We have a rich history to build upon: Smart innovators from the Shakers to IBM; an industrial past that has rekindled new uses for neglected places like the thriving Wassaic Project arts center located in an old barn in Amenia just steps from where Gail Borden developed condensed milk. And the Copake Iron Works, being reborn as part of an industrial history site in Taconic State Park, one of 8 state parks and historic sites in my Assembly district. Nine if you include our views of the marvelous Walkway Over the Hudson.

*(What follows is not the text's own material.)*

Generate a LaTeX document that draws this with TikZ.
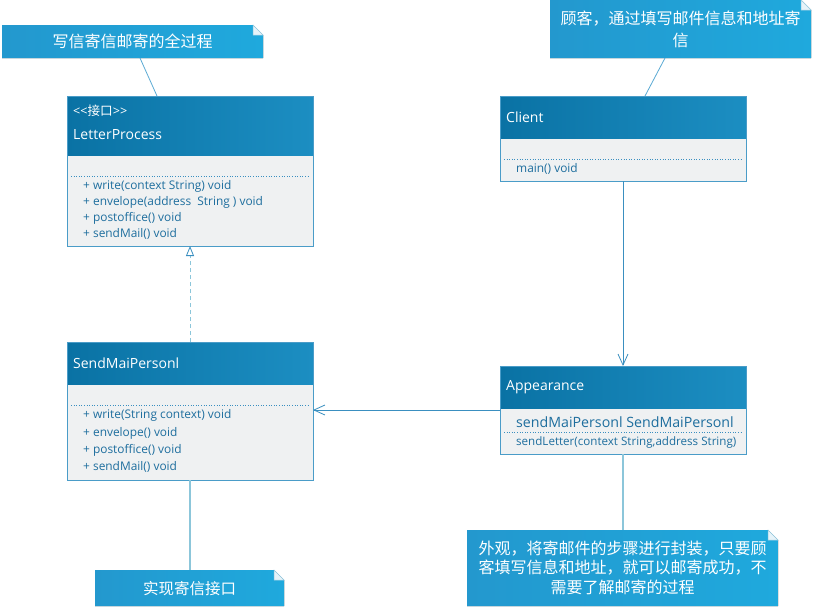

We bask in magnificent natural resources and biodiversity and we feel passionate about protecting them. The region’s 1962 battle over the proposed siting of a hydro-electric plant at Storm King Mountain marks the birth of the modern environmental movement and prompted Congress to pass the National Environmental Policy Act in 1969, which for the first time required an environmental impact study on major projects.
We have a rich history that includes Native American traditions as well as landmarks from before and during the Revolutionary War. And we have a diverse cultural legacy of music, dance, theatre, and art that includes the Hudson River School of Painting and its iconic artists like Frederick Church, Thomas Cole, Asher Durand, Sanford Gifford and others. How many other regions can claim a school of painting?
Perhaps most importantly, we have a talented, hard-working, educated and caring population. It is a population committed to community. Most of us live here because we choose to; we love this region and we love the sense of community. Folks are engaged in their local schools, their places of worship, their town and village committees and boards. They are volunteer fire fighters and emergency service providers. They are there for the neighbors in time of need as well as times of joy.
These are my constituents. I thank you all for putting your trust in me.